> _DESCRIPTION OF THE TASK_:
Don't include pictures. Quote the lines below from the first through the line that contains "const redNote = ['633".
□ □ □ □ □ □ □
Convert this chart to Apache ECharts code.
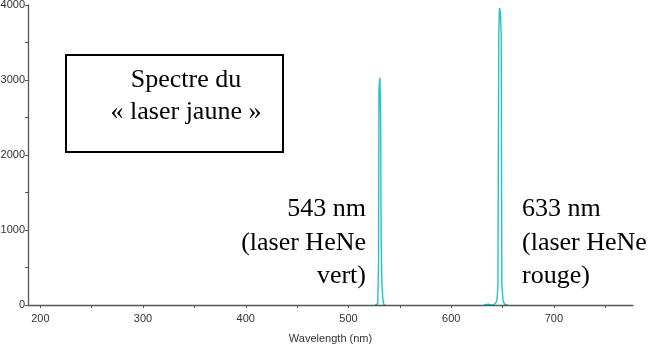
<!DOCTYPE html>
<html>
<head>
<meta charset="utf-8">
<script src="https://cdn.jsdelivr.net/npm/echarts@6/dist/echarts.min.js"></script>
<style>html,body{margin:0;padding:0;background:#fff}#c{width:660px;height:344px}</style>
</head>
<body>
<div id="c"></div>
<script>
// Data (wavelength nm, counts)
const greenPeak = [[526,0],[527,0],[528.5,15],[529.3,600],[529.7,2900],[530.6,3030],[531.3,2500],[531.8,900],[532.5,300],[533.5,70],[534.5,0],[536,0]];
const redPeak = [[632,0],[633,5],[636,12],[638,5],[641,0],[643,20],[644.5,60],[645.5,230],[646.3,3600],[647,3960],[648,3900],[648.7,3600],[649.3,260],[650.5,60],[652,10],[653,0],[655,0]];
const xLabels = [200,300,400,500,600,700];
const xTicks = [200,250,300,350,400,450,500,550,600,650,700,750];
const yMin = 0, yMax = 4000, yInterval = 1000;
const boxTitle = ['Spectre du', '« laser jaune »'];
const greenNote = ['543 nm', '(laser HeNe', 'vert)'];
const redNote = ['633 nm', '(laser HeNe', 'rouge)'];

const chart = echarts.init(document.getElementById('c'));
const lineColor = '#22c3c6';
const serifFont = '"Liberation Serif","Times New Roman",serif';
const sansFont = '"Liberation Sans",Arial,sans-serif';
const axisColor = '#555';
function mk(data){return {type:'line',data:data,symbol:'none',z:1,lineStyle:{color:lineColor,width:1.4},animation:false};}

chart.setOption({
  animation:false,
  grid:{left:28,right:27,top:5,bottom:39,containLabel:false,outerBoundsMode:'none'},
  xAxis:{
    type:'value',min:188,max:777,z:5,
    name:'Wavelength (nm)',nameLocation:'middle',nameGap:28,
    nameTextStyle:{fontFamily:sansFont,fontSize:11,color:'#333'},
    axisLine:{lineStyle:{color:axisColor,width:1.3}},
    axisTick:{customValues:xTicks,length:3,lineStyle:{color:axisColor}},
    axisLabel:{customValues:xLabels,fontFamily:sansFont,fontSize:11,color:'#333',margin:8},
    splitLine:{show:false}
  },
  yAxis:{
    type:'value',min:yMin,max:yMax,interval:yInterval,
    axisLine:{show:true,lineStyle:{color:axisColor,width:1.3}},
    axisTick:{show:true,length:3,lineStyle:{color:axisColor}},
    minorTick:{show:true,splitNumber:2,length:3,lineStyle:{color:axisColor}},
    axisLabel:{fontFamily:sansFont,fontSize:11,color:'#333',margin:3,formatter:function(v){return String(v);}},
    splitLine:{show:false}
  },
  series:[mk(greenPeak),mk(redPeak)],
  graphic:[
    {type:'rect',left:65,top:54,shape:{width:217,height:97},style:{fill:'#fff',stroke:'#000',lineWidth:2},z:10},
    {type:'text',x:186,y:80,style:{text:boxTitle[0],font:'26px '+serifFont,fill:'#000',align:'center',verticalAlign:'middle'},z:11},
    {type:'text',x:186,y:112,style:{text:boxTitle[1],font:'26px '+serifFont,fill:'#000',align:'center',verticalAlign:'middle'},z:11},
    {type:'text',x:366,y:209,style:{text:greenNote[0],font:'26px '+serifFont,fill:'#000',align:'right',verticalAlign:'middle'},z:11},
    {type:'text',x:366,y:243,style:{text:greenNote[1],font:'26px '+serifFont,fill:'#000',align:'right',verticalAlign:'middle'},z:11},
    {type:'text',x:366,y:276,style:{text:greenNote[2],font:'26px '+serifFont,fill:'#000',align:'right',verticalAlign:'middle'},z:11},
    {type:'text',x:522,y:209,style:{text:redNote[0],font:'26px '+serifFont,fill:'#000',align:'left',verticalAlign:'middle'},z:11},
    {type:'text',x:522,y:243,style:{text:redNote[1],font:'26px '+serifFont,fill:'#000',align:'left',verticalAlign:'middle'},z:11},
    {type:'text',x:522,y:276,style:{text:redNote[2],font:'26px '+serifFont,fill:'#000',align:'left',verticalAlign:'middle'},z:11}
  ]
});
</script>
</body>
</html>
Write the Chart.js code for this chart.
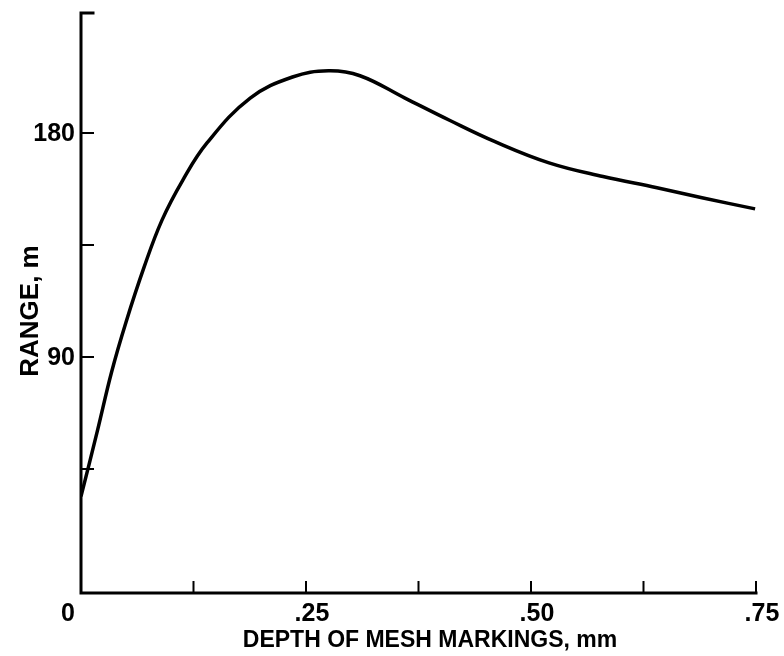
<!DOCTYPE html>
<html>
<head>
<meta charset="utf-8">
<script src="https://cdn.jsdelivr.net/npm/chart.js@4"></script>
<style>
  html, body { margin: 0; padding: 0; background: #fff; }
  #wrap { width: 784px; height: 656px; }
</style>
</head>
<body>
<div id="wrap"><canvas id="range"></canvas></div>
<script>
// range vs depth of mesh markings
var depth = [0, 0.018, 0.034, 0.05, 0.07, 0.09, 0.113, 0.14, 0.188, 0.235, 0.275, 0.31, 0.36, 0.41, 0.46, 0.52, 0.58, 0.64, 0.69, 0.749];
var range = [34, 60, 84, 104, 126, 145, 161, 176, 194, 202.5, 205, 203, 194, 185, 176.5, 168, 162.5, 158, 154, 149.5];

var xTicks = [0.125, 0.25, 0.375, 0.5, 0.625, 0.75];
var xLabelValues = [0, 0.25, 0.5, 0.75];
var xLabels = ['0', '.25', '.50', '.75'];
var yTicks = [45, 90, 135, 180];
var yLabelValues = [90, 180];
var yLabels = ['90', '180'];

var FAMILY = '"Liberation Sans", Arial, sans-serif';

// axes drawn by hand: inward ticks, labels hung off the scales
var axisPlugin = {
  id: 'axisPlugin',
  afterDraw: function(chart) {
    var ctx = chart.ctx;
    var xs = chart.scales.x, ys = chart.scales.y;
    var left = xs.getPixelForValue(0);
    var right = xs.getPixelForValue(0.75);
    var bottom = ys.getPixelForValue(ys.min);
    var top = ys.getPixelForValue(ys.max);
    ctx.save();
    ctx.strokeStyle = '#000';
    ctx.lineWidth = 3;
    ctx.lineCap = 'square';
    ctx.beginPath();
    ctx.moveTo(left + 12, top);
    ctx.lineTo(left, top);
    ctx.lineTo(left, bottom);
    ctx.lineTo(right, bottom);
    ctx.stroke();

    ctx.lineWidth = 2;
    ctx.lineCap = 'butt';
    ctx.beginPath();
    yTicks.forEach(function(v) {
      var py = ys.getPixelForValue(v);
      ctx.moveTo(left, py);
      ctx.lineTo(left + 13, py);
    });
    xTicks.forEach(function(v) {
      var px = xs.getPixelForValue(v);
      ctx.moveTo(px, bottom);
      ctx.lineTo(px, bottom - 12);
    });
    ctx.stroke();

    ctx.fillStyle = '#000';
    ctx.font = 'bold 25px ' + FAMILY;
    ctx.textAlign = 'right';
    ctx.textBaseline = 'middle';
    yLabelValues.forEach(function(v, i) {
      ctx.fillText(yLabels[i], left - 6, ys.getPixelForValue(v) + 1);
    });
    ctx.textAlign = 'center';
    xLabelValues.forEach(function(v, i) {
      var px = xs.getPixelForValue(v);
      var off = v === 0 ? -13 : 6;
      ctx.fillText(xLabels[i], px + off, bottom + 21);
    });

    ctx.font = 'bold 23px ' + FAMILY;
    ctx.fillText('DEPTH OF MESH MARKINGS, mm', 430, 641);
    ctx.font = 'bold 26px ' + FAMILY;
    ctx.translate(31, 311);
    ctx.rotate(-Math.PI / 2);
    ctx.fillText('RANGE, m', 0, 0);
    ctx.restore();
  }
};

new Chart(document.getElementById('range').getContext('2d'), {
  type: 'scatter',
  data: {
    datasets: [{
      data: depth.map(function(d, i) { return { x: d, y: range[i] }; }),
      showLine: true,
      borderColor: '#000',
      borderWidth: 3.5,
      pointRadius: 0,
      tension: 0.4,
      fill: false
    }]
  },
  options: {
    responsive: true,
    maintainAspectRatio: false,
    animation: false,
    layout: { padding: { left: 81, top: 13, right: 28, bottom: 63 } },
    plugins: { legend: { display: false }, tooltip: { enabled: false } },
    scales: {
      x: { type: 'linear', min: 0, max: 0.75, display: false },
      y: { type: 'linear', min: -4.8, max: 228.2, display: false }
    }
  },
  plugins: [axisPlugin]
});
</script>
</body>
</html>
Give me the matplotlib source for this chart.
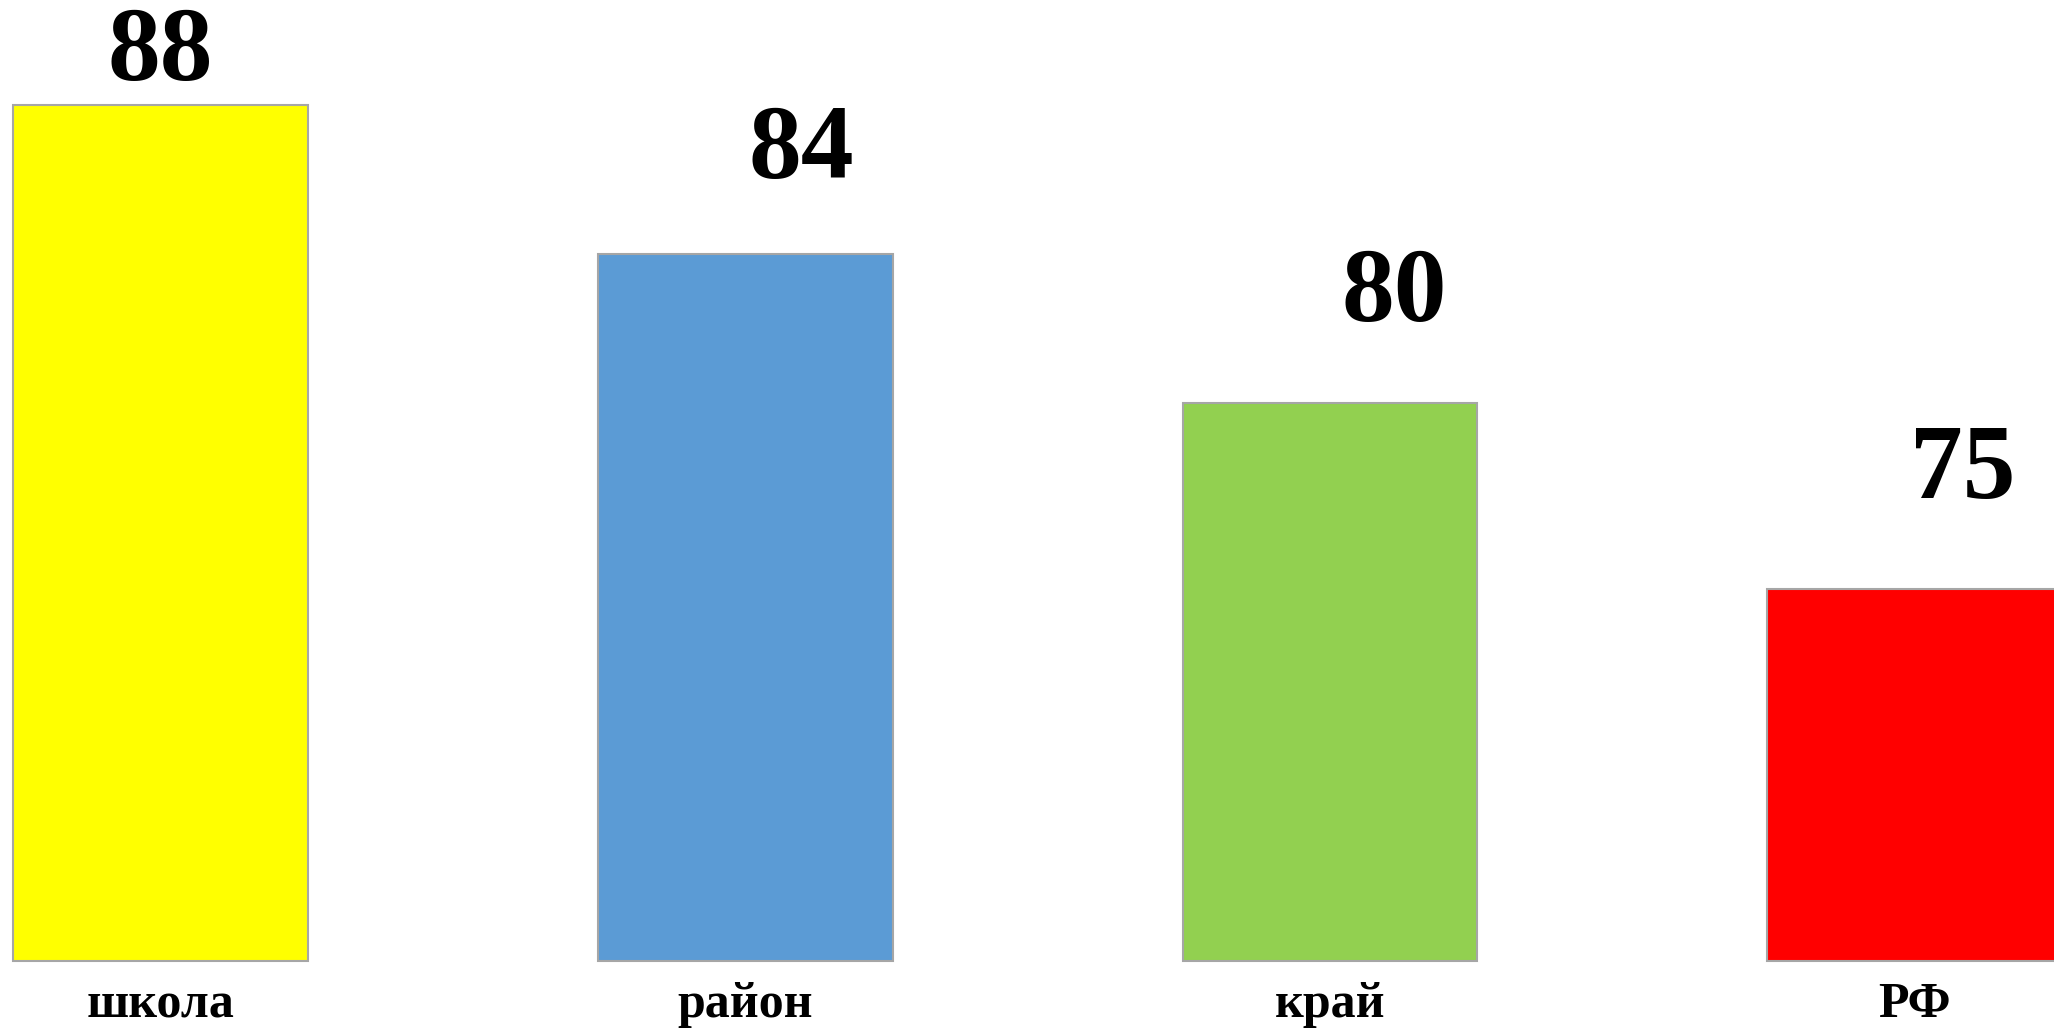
□ □ □ □ □ □ □
> _ANSWER_:
Convert this chart to Apache ECharts code.
<!DOCTYPE html>
<html>
<head>
<meta charset="utf-8">
<script src="https://cdn.jsdelivr.net/npm/echarts@6/dist/echarts.min.js"></script>
<style>html,body{margin:0;padding:0;background:#fff}#c{width:660px;height:344px}</style>
</head>
<body>
<div id="c"></div>
<script>
// Data (wavelength nm, counts)
const greenPeak = [[526,0],[527,0],[528.5,15],[529.3,600],[529.7,2900],[530.6,3030],[531.3,2500],[531.8,900],[532.5,300],[533.5,70],[534.5,0],[536,0]];
const redPeak = [[632,0],[633,5],[636,12],[638,5],[641,0],[643,20],[644.5,60],[645.5,230],[646.3,3600],[647,3960],[648,3900],[648.7,3600],[649.3,260],[650.5,60],[652,10],[653,0],[655,0]];
const xLabels = [200,300,400,500,600,700];
const xTicks = [200,250,300,350,400,450,500,550,600,650,700,750];
const yMin = 0, yMax = 4000, yInterval = 1000;
const boxTitle = ['Spectre du', '« laser jaune »'];
const greenNote = ['543 nm', '(laser HeNe', 'vert)'];
const redNote = ['633 nm', '(laser HeNe', 'rouge)'];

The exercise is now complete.